Ensemble playing doesn’t always live up to its name but this predominantly young company works very well together. At the Press performance Christopher Jacobsen substituted for an indisposed John Owen Jones as Jean Valjean, the convict who finds his path to redemption a bitter one. Jacobsen both sings and acts well; his second-act “Bring him home” deserved its applause. As Javert, the police inspector whose distorted sense of the need for absolute justice makes him Valjean’s nemesis, Earl Carpenter brings experience as well as authority to the part. You’re not meant to actually like Javert, but it helps if you can understand him. Both his solos were finely delivered.
Our young hero is the aristocratic student Marius. Gareth Gates has the voice as well as the looks for the part. Jon Robyns and David Covey are also excellent as his co-revolutionaries. The underdogs, to whom the novel’s title refers, divide raggedly into those who have fallen into misfortune and those whoexploit it from within. Chief of the latter are the Thénardier couple – Lynne Williams all quivering bosoms and deliberately strident top notes as Madame and Ashley Artus with crisp enunciation and movement skills to match as Monsieur. “Master of the house” and “Beggars at the feast” proved show-stoppers.

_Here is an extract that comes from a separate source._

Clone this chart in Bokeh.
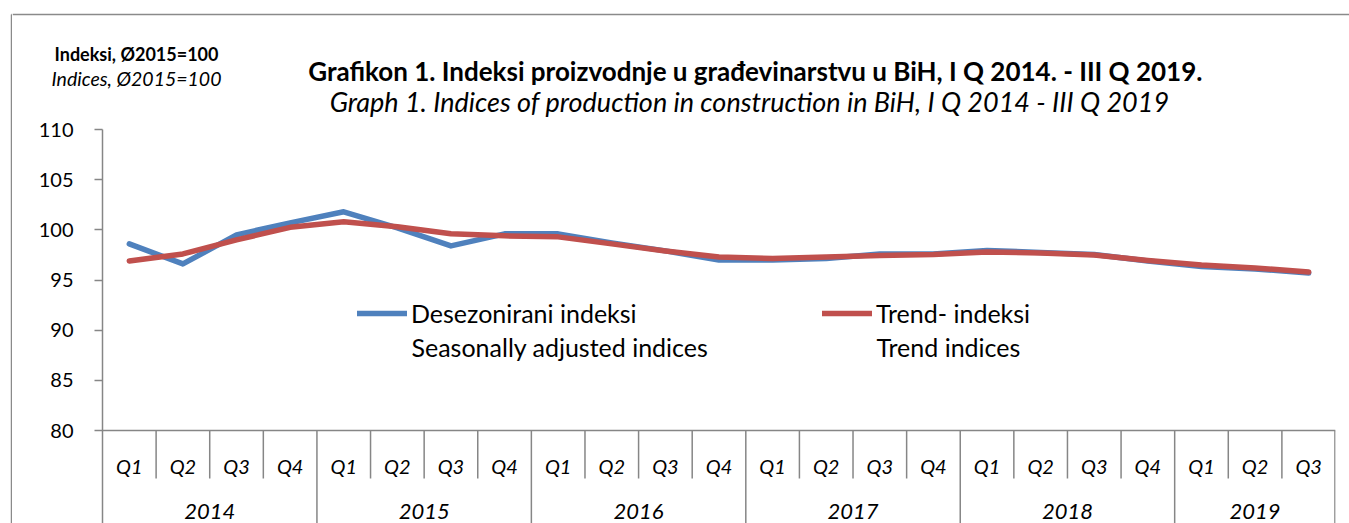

Madalena Alberto is Fantine, whose death provides Valjean with his adopted daughter Cosette (Kate Hall). Both make their characters into real people and sing prettily, though Alberto sounded taxed by the vocal range of “I dreamed a dream”. The third main lyrical woman’s voice is that of the Thénardier daughter Éponine, who falls hopelessly in love with Marius. Rosalind James makes her pertly sympathetic. There are also two very good child performers in the cast – Alice Payne as the young Coestte, Cinderella-like as she skivvies for the Thénardiers, and Toby Prynne as the street urchin Gavroche.